If you had to choose, would you rather be hobbled by horrible starting pitching or terrible relief?
Too much bad starting pitching and the air is consistently out of the fan balloon by the third or fourth inning, leaving you grousing about wasted evenings and wondering if there isn’t something else you should be doing, possibly including tapping yourself over and over again in the kneecap with a hammer to see when it crosses the line from annoying to painful. Too much bad relief and you don’t trust anything good that happens early, because you know the middle innings will be brought to you by Frogger: It sure would be inspiring to hop across this busy highway, but you know you’re going to get pancaked by a semi.

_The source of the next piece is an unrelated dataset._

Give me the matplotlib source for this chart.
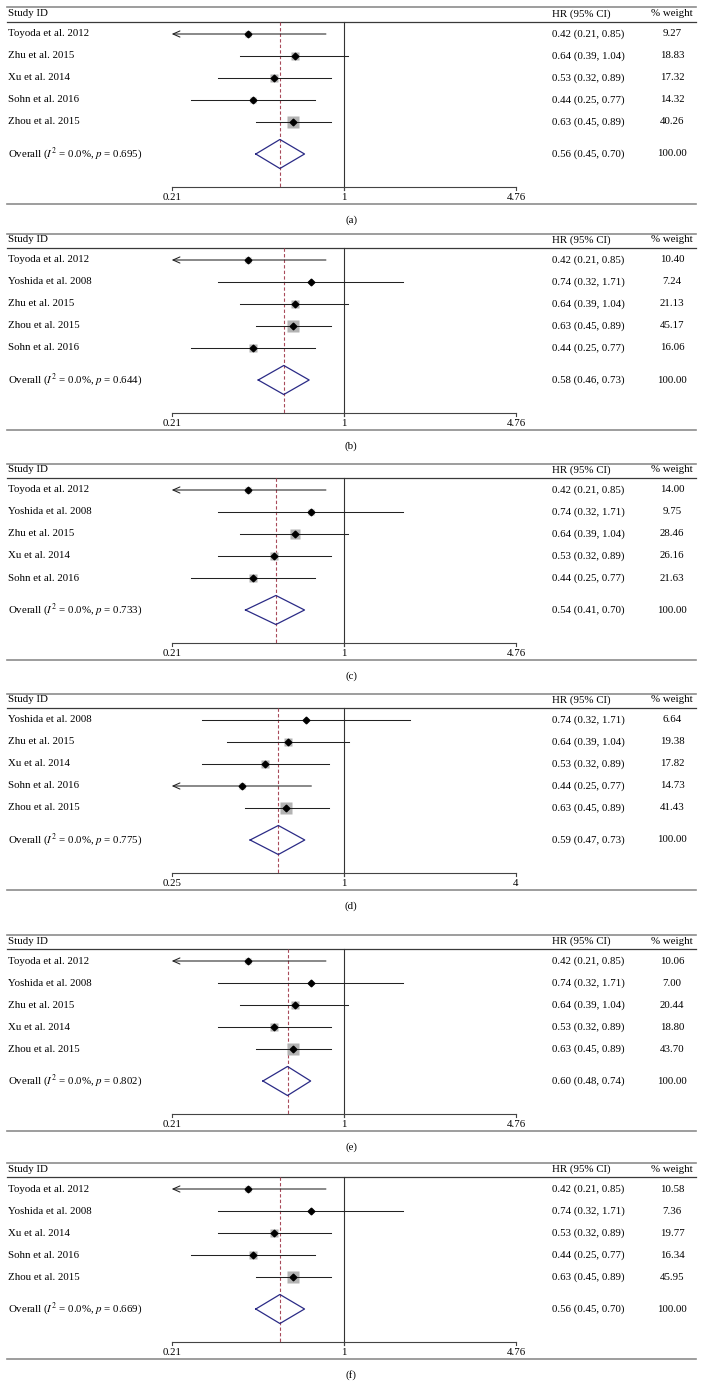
import numpy as np
import matplotlib
matplotlib.use("Agg")
import matplotlib.pyplot as plt
from matplotlib import transforms

plt.rcParams['font.family'] = ['Liberation Serif', 'DejaVu Serif']
plt.rcParams['mathtext.fontset'] = 'stix'

# study level results (same HR / CI in every panel)
studies = ["Toyoda et al. 2012", "Yoshida et al. 2008", "Zhu et al. 2015",
           "Xu et al. 2014", "Sohn et al. 2016", "Zhou et al. 2015"]
hr = [0.42, 0.74, 0.64, 0.53, 0.44, 0.63]
ci_lo = [0.21, 0.32, 0.39, 0.32, 0.25, 0.45]
ci_hi = [0.85, 1.71, 1.04, 0.89, 0.77, 0.89]

# which studies go in each panel, in drawing order
order_a = ["Toyoda et al. 2012", "Zhu et al. 2015", "Xu et al. 2014", "Sohn et al. 2016", "Zhou et al. 2015"]
order_b = ["Toyoda et al. 2012", "Yoshida et al. 2008", "Zhu et al. 2015", "Zhou et al. 2015", "Sohn et al. 2016"]
order_c = ["Toyoda et al. 2012", "Yoshida et al. 2008", "Zhu et al. 2015", "Xu et al. 2014", "Sohn et al. 2016"]
order_d = ["Yoshida et al. 2008", "Zhu et al. 2015", "Xu et al. 2014", "Sohn et al. 2016", "Zhou et al. 2015"]
order_e = ["Toyoda et al. 2012", "Yoshida et al. 2008", "Zhu et al. 2015", "Xu et al. 2014", "Zhou et al. 2015"]
order_f = ["Toyoda et al. 2012", "Yoshida et al. 2008", "Xu et al. 2014", "Sohn et al. 2016", "Zhou et al. 2015"]

weight_a = [9.27, 18.83, 17.32, 14.32, 40.26]
weight_b = [10.40, 7.24, 21.13, 45.17, 16.06]
weight_c = [14.00, 9.75, 28.46, 26.16, 21.63]
weight_d = [6.64, 19.38, 17.82, 14.73, 41.43]
weight_e = [10.06, 7.00, 20.44, 18.80, 43.70]
weight_f = [10.58, 7.36, 19.77, 16.34, 45.95]

# pooled estimate (HR, lo, hi) and heterogeneity p
overall_hr = [0.56, 0.58, 0.54, 0.59, 0.60, 0.56]
overall_lo = [0.45, 0.46, 0.41, 0.47, 0.48, 0.45]
overall_hi = [0.70, 0.73, 0.70, 0.73, 0.74, 0.70]
het_p = ["0.695", "0.644", "0.733", "0.775", "0.802", "0.669"]

axis_ticks = [[0.21, 1, 4.76]] * 3 + [[0.25, 1, 4]] + [[0.21, 1, 4.76]] * 2
tick_text = [["0.21", "1", "4.76"]] * 3 + [["0.25", "1", "4"]] + [["0.21", "1", "4.76"]] * 2
panel_names = ["(a)", "(b)", "(c)", "(d)", "(e)", "(f)"]

orders = [order_a, order_b, order_c, order_d, order_e, order_f]
weights = [weight_a, weight_b, weight_c, weight_d, weight_e, weight_f]
panel_top = [7, 233, 463, 693, 934, 1162]   # pixel of each panel's top rule

W, H = 703, 1397
fig = plt.figure(figsize=(W / 100, H / 100), dpi=100)

FS = 7.8
navy = '#2b2b86'
red = '#a84a5a'


def py(p):
    # panel-relative pixel -> row units (row 1 at 27 px, 22 px per row)
    return 1 + (p - 27) / 22.0


for k in range(6):
    T = panel_top[k]
    ax = fig.add_axes([171.7 / W, 1 - (T + 197) / H, 344.3 / W, 197 / H])
    ticks = axis_ticks[k]
    xmin, xmax = ticks[0], ticks[-1]
    ax.set_xscale('log')
    ax.set_xlim(xmin, xmax)
    ax.set_ylim(py(197), py(0))
    ax.axis('off')
    tr = transforms.blended_transform_factory(fig.transFigure, ax.transData)

    # horizontal rules
    ax.plot([7 / W, 696 / W], [py(0.5), py(0.5)], color='#8c8c8c', lw=1.2,
            transform=tr, clip_on=False)
    ax.plot([7 / W, 696 / W], [py(14.5), py(14.5)], color='#3a3a3a', lw=0.9,
            transform=tr, clip_on=False)
    ax.plot([7 / W, 696 / W], [py(196.5), py(196.5)], color='#8c8c8c', lw=1.2,
            transform=tr, clip_on=False)

    # header
    ax.text(8 / W, py(7), "Study ID", transform=tr, fontsize=FS, va='center', ha='left')
    ax.text(552 / W, py(7), "HR (95% CI)", transform=tr, fontsize=FS, va='center', ha='left')
    ax.text(672 / W, py(7), "% weight", transform=tr, fontsize=FS, va='center', ha='center')

    y_axis = py(180)
    # null line and pooled dashed line
    ax.plot([1, 1], [py(14.5), y_axis + 0.14], color='#333333', lw=0.8)
    ax.plot([overall_hr[k]] * 2, [py(14.5), y_axis], color=red, lw=0.8,
            dashes=(3, 2))

    for i, (name, w) in enumerate(zip(orders[k], weights[k])):
        y = i + 1
        j = studies.index(name)
        side = 1.75 * np.sqrt(w) * 0.72
        ax.plot(hr[j], y, marker='s', ms=side, color='#b3b3b3', mec='none', zorder=2)
        if ci_lo[j] <= xmin:
            ax.annotate('', xy=(xmin, y), xytext=(ci_hi[j], y),
                        arrowprops=dict(arrowstyle='->,head_length=0.5,head_width=0.22',
                                        lw=0.75, color='#222222', shrinkA=0, shrinkB=0),
                        zorder=3)
        else:
            ax.plot([ci_lo[j], ci_hi[j]], [y, y], color='#222222', lw=0.75, zorder=3)
        ax.plot(hr[j], y, marker='D', ms=3.4, color='black', mec='black', zorder=4)
        ax.text(8 / W, y, name, transform=tr, fontsize=FS, va='center', ha='left')
        ax.text(552 / W, y, "%.2f (%.2f, %.2f)" % (hr[j], ci_lo[j], ci_hi[j]),
                transform=tr, fontsize=FS, va='center', ha='left')
        ax.text(672 / W, y, "%.2f" % w, transform=tr, fontsize=FS, va='center', ha='center')

    # pooled diamond
    yo = py(147)
    hh = 0.66
    ax.plot([overall_lo[k], overall_hr[k], overall_hi[k], overall_hr[k], overall_lo[k]],
            [yo, yo - hh, yo, yo + hh, yo], color=navy, lw=0.9, zorder=4)
    ax.text(8 / W, yo, r"Overall ($I^2$ = 0.0%, $p$ = " + het_p[k] + ")",
            transform=tr, fontsize=FS, va='center', ha='left')
    ax.text(552 / W, yo, "%.2f (%.2f, %.2f)" % (overall_hr[k], overall_lo[k], overall_hi[k]),
            transform=tr, fontsize=FS, va='center', ha='left')
    ax.text(672 / W, yo, "100.00", transform=tr, fontsize=FS, va='center', ha='center')

    # x axis
    ax.plot([xmin, xmax], [y_axis, y_axis], color='#444444', lw=0.8, clip_on=False)
    for t, lab in zip(ticks, tick_text[k]):
        ax.plot([t, t], [y_axis, y_axis + 0.14], color='#444444', lw=0.8, clip_on=False)
        ax.text(t, py(190.5), lab, fontsize=FS, ha='center', va='center')

    ax.text(351 / W, py(213), panel_names[k], transform=tr, fontsize=FS,
            ha='center', va='center')

fig.savefig("out.png", dpi=100)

The Mets got the bad starting pitching, while the Marlins got the hopeless relief (or most of it — the Mets weren’t exactly immune themselves) and Game 2 — by turns depressing, inspiring and repeatedly wacky — wound up in the loss column. Which brings up another age-old and unanswerable question: Is it better to fall behind by five and quietly expire, or to come all the way back and then face-plant into defeat anyway?
Speaking of face-planting, John Maine was so horrid that the joy I felt at having survived baseball-less Day 2 was snuffed out almost immediately. His location was hide-your-eyes awful, and he spent most of his time on the mound looking like a guy confronted by an overflowing toilet. And this, folks, is our Number 2 starter. Ricky Nolasco, on the other hand, was terrific, with his only sin getting tired and turning over the ball to his incompetent teammates. The Marlin pen was so staggeringly awful that the Met relievers’ poor showings will get lost in the shuffle a bit, but it was a depressing march: Jenrry Mejia looked pretty much exactly like a kid who throws hard but needs to harness secondary pitches in the minors, Sean Green looked like his usual blandly awful self, and if you’ll forgive me a thoroughly unfair comparison based on a tiny sample size, Hisanori Takahashi sure reminded me of the last Takahashi thrown in over his head in extra innings.
OK, there were positives to take away beyond “Hey, there’s baseball on again!” (Which ain’t nothing — hey, there’s baseball on again!) And some of those positives weren’t exactly ones I’d been counting on. Jeff Francoeur can’t seem to resist swinging at that 0-0 slider in the dirt, but he then reined himself in and had a couple of pretty decent at-bats, and has somehow walked in two straight games. Rod Barajas’s OBP makes Francoeur look like a Kevin Youkilis clone, but he some good counts, and has shown pretty good thump at the plate. Heck, even Mike Jacobs had a game if ultimately futile at-bat.
Maybe it’s just that it’s early, but I found myself feeling like this game was mildly encouraging — even though if I’d shown you a couple of key plays and said they were from 2009 we’d all be yowling about being lousy and snakebit. Having Fernando Tatis thrown out at the plate on an insufficiently wild pitch with David Wright up in a two-out, bases-loaded situation was obviously awful, the first baseball kick in the nuts of 2010. But I can’t bring myself to scold Tatis. When that ball bounded away, I was screaming “Go!” and you probably were too. The ball didn’t carom right off the back wall, but ricocheted left, and it took a awfully good play by John Baker to get Tatis. If Gary Matthews Jr. makes a throw that’s slightly more on target, Wes Helms is out and maybe we’re still playing — but if Helms slides decently, that play isn’t close anyway. And I still can’t figure out exactly what Leo Nunez did to constitute a balk.
A couple of finger-lengths of bad luck, and we lost. It sucks, but it doesn’t feel like a curse or destiny or incompetence or anything like that. It just feels like bad luck. For right now, I can live with that.